Double wood has long been an unsightly issue for municipalities. Double poles look messy and degrade the look of city streets that residents would rather see clean and orderly. They are unsightly, impede views, clutter landscapes, and can be dangerous. Those original poles still standing next to their new replacements? They were slated for removal for a reason, be it because of structural issues, age, or other problems that have marked them less than fit for duty. The bottom line: they needed to go.
Recently some cities have started dialing up the pressure on power, communications companies, and other pole owners to remove unused poles—even if it means fining their own city utility departments. The trend is widespread and entering the spotlight. We have the scoop on a few notable occurrences and why pole owners should take notice of this situation and get any lingering double pole issues under control.
In the Pacific Northwest, one major city’s streets seemed positively paved with double wood ("On pretty much every corner," says a former resident and telco employee), causing the local government to virtually declare war on its own electric department.

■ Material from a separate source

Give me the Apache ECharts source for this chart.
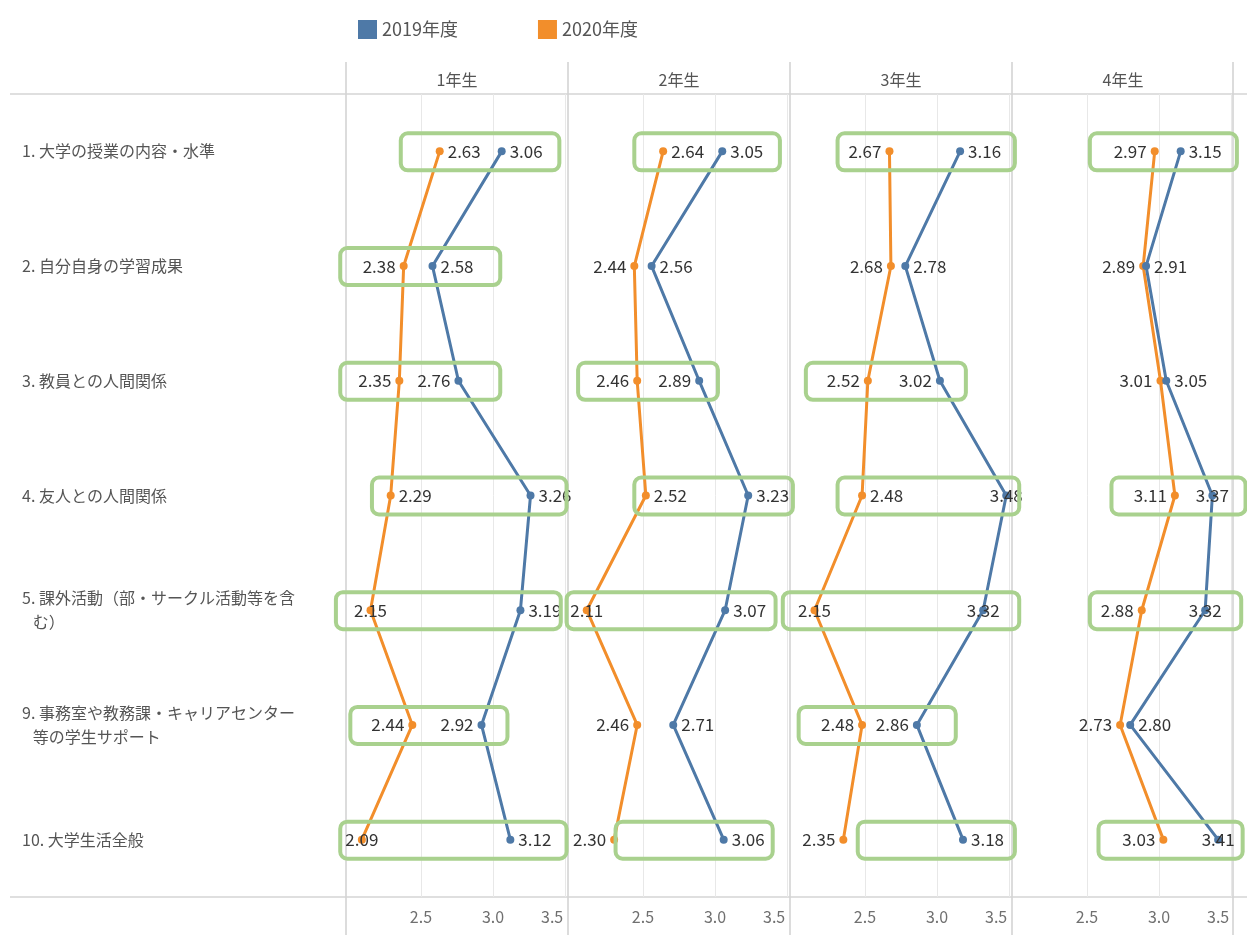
<!DOCTYPE html>
<html>
<head>
<meta charset="utf-8">
<script src="https://cdn.jsdelivr.net/npm/echarts@6/dist/echarts.min.js"></script>
<style>
  html, body { margin: 0; padding: 0; background: #fff; }
  #chart { width: 1247px; height: 935px; }
</style>
</head>
<body>
<div id="chart"></div>
<script>
// categories (rows) and panels (columns)
const categories = [
  '1. 大学の授業の内容・水準',
  '2. 自分自身の学習成果',
  '3. 教員との人間関係',
  '4. 友人との人間関係',
  '5. 課外活動（部・サークル活動等を含\n   む）',
  '9. 事務室や教務課・キャリアセンター\n   等の学生サポート',
  '10. 大学生活全般'
]
const grades = ['1年生', '2年生', '3年生', '4年生']

// values
const g1_2019 = [3.06, 2.58, 2.76, 3.26, 3.19, 2.92, 3.12]
const g1_2020 = [2.63, 2.38, 2.35, 2.29, 2.15, 2.44, 2.09]
const g2_2019 = [3.05, 2.56, 2.89, 3.23, 3.07, 2.71, 3.06]
const g2_2020 = [2.64, 2.44, 2.46, 2.52, 2.11, 2.46, 2.30]
const g3_2019 = [3.16, 2.78, 3.02, 3.48, 3.32, 2.86, 3.18]
const g3_2020 = [2.67, 2.68, 2.52, 2.48, 2.15, 2.48, 2.35]
const g4_2019 = [3.15, 2.91, 3.05, 3.37, 3.32, 2.80, 3.41]
const g4_2020 = [2.97, 2.89, 3.01, 3.11, 2.88, 2.73, 3.03]

const tickValues = [2.5, 3.0, 3.5]
const tickLabels = ['2.5', '3.0', '3.5']

// green highlight boxes: [row, from, to] in axis units
const boxes1 = [[0, 2.36, 3.46], [1, 1.94, 3.05], [2, 1.94, 3.05], [3, 2.16, 3.51], [4, 1.91, 3.47], [5, 2.01, 3.10], [6, 1.94, 3.51]]
const boxes2 = [[0, 2.44, 3.45], [2, 2.05, 3.02], [3, 2.44, 3.54], [4, 1.97, 3.42], [6, 2.31, 3.40]]
const boxes3 = [[0, 2.31, 3.54], [2, 2.09, 3.20], [3, 2.31, 3.57], [4, 1.93, 3.57], [5, 2.04, 3.13], [6, 2.45, 3.54]]
const boxes4 = [[0, 2.52, 3.54], [3, 2.67, 3.60], [4, 2.52, 3.57], [6, 2.58, 3.58]]

// label side per point (style only)
const side2019 = [
  ['right', 'right', 'left', 'right', 'right', 'left', 'right'],
  ['right', 'right', 'left', 'right', 'right', 'right', 'right'],
  ['right', 'right', 'left', 'inside', 'inside', 'left', 'right'],
  ['right', 'right', 'right', 'inside', 'inside', 'right', 'inside']
]
const side2020 = [
  ['right', 'left', 'left', 'right', 'inside', 'left', 'inside'],
  ['right', 'left', 'left', 'right', 'inside', 'left', 'left'],
  ['left', 'left', 'left', 'right', 'inside', 'left', 'left'],
  ['left', 'left', 'left', 'left', 'left', 'left', 'left']
]

const values2019 = [g1_2019, g2_2019, g3_2019, g4_2019]
const values2020 = [g1_2020, g2_2020, g3_2020, g4_2020]
const boxes = [boxes1, boxes2, boxes3, boxes4]

const FONT = 'Noto Sans CJK JP'
const BLUE = '#4e79a7'
const ORANGE = '#f28e2b'
const PANEL_LEFT = 346
const PANEL_W = 222
const GRID_TOP = 94
const GRID_BOTTOM = 897

const chart = echarts.init( document.getElementById( 'chart' ) )

const grids = []
const xAxes = []
const yAxes = []
const series = []
const graphics = []

const lineSeries = ( name, color, vals, sides, k, withGrid ) => {
  const s = {
    name : name,
    type : 'line',
    xAxisIndex : k,
    yAxisIndex : k,
    symbol : 'circle',
    symbolSize : 8,
    color : color,
    lineStyle : { width : 3, color : color },
    itemStyle : { color : color },
    label : {
      show : true,
      distance : 4,
      fontFamily : FONT,
      fontSize : 17,
      color : '#333',
      formatter : p => p.value[0].toFixed( 2 )
    },
    data : vals.map( ( v, i ) => ( { value : [v, i], label : { position : sides[i] } } ) ),
    z : 3
  }
  if ( withGrid ) {
    s.markLine = {
      silent : true,
      symbol : 'none',
      label : { show : false },
      lineStyle : { color : '#e8e8e8', width : 1, type : 'solid' },
      z : 1,
      data : tickValues.map( t => ( { xAxis : t } ) )
    }
  }
  return s
}

grades.forEach( ( g, k ) => {
  const left = PANEL_LEFT + k * PANEL_W
  grids.push( { left : left, width : PANEL_W, top : GRID_TOP, height : GRID_BOTTOM - GRID_TOP } )
  xAxes.push( {
    type : 'value',
    gridIndex : k,
    min : 1.98,
    max : 3.52,
    interval : 0.02,
    axisLine : { show : false },
    axisTick : { show : false },
    splitLine : { show : false },
    axisLabel : {
      margin : 12,
      fontFamily : FONT,
      fontSize : 16,
      color : '#707070',
      formatter : v => {
        const idx = tickValues.findIndex( t => Math.abs( t - v ) < 1e-6 )
        if ( idx < 0 ) return ''
        return idx === tickValues.length - 1 ? '{r|' + tickLabels[idx] + '}' : tickLabels[idx]
      },
      rich : { r : { fontFamily : FONT, fontSize : 16, color : '#707070', padding : [0, 26, 0, 0] } }
    }
  } )
  yAxes.push( {
    type : 'category',
    gridIndex : k,
    inverse : true,
    data : categories,
    axisLine : { show : false },
    axisTick : { show : false },
    axisLabel : {
      show : k === 0,
      align : 'left',
      margin : PANEL_LEFT - 22,
      fontFamily : FONT,
      fontSize : 16,
      lineHeight : 24,
      color : '#555'
    }
  } )
  series.push( lineSeries( '2020年度', ORANGE, values2020[k], side2020[k], k, true ) )
  series.push( lineSeries( '2019年度', BLUE, values2019[k], side2019[k], k, false ) )
  series.push( {
    type : 'custom',
    xAxisIndex : k,
    yAxisIndex : k,
    clip : false,
    silent : true,
    z : 5,
    dimensions : ['row', 'from', 'to'],
    encode : { y : 0, x : [1, 2] },
    renderItem : ( params, api ) => {
      const p1 = api.coord( [api.value( 1 ), api.value( 0 )] )
      const p2 = api.coord( [api.value( 2 ), api.value( 0 )] )
      return {
        type : 'rect',
        shape : { x : p1[0], y : p1[1] - 18, width : p2[0] - p1[0], height : 37, r : 7 },
        style : { fill : 'none', stroke : '#a9d18e', lineWidth : 4 }
      }
    },
    data : boxes[k]
  } )
  // panel header
  graphics.push( {
    type : 'text',
    x : left + PANEL_W / 2,
    y : 80,
    style : { text : g, fontFamily : FONT, fontSize : 16, fill : '#555', align : 'center', verticalAlign : 'middle' }
  } )
} )

// frame lines
for ( let k = 0; k <= grades.length; k++ ) {
  const x = PANEL_LEFT + k * PANEL_W + ( k === grades.length ? -1 : 0 )
  graphics.push( {
    type : 'line',
    shape : { x1 : x, y1 : 62, x2 : x, y2 : 935 },
    style : { stroke : '#d0d0d0', lineWidth : 1.5 },
    z : 0
  } )
}
graphics.push( { type : 'line', shape : { x1 : 10, y1 : GRID_TOP, x2 : 1247, y2 : GRID_TOP }, style : { stroke : '#d4d4d4', lineWidth : 1.5 }, z : 0 } )
graphics.push( { type : 'line', shape : { x1 : 10, y1 : GRID_BOTTOM, x2 : 1247, y2 : GRID_BOTTOM }, style : { stroke : '#d4d4d4', lineWidth : 1.5 }, z : 0 } )

chart.setOption( {
  backgroundColor : '#fff',
  animation : false,
  legend : {
    top : 15,
    left : 353,
    icon : 'rect',
    itemWidth : 19,
    itemHeight : 19,
    itemGap : 80,
    data : ['2019年度', '2020年度'],
    textStyle : { fontFamily : FONT, fontSize : 18, color : '#555' }
  },
  grid : grids,
  xAxis : xAxes,
  yAxis : yAxes,
  series : series,
  graphic : graphics
} )
</script>
</body>
</html>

A recent utility pole inspection found that some of the double wood had been standing unused for ten or fifteen years. Equipment transfers had been completed, Presidents had come and gone, but double wood still stood everywhere. The city eventually threatened to fine the pole owners if they did not clean up a percentage of the double wood within a specific timeframe. It lit a fire and the work is now underway, but this situation likely caused tension around the office.
In the South, many small towns are turning to tourism to boost revenue. For one community in Kentucky, "beautification" of their quaint village did not include breathtaking vistas full of excess power poles. In this case, the city manager did not know how long it should take a pole owner to remove old poles and came to one of our representatives for advice. The timeline the pole owner appeared to be on was stretching the city manager's patience and he didn't know what the owners were required to do as stipulated by the pole owners' contracts. It was definitely time for a contract review and an action plan created to remove the double wood.
Out West, one mountain town received government funding to beautify parts of their community via a grant that came with some "strings" that affected local pole owners. Part of the initiative included burying lines underground to clean up the views along a riverfront. The grant included a timeframe within which all work was to be completed or else the city would lose the funding. To ensure the money did not slip away, the city passed the buck (and the pain) of the time crunch, fining pole owners who did not comply with removal requests in a timely fashion. Pole owners then turned around and fined attachers who did not get off their poles fast enough. A good transfer process coupled with communication software could have presented the opportunity to help solidify these joint use partnerships rather than turning into a mountain of fines.
Why This Matters to You
The landscape is changing around us—literally and figuratively—when it comes to double wood. While once decommissioned poles might have been able to sit idle for years without much notice, city governments are now finding new ways to push the process along. The moral of all of these stories? Perform regular utility pole inspections, do the required transfers, and then do the work of removing old poles in a timely fashion. Double wood equals double trouble—so act now.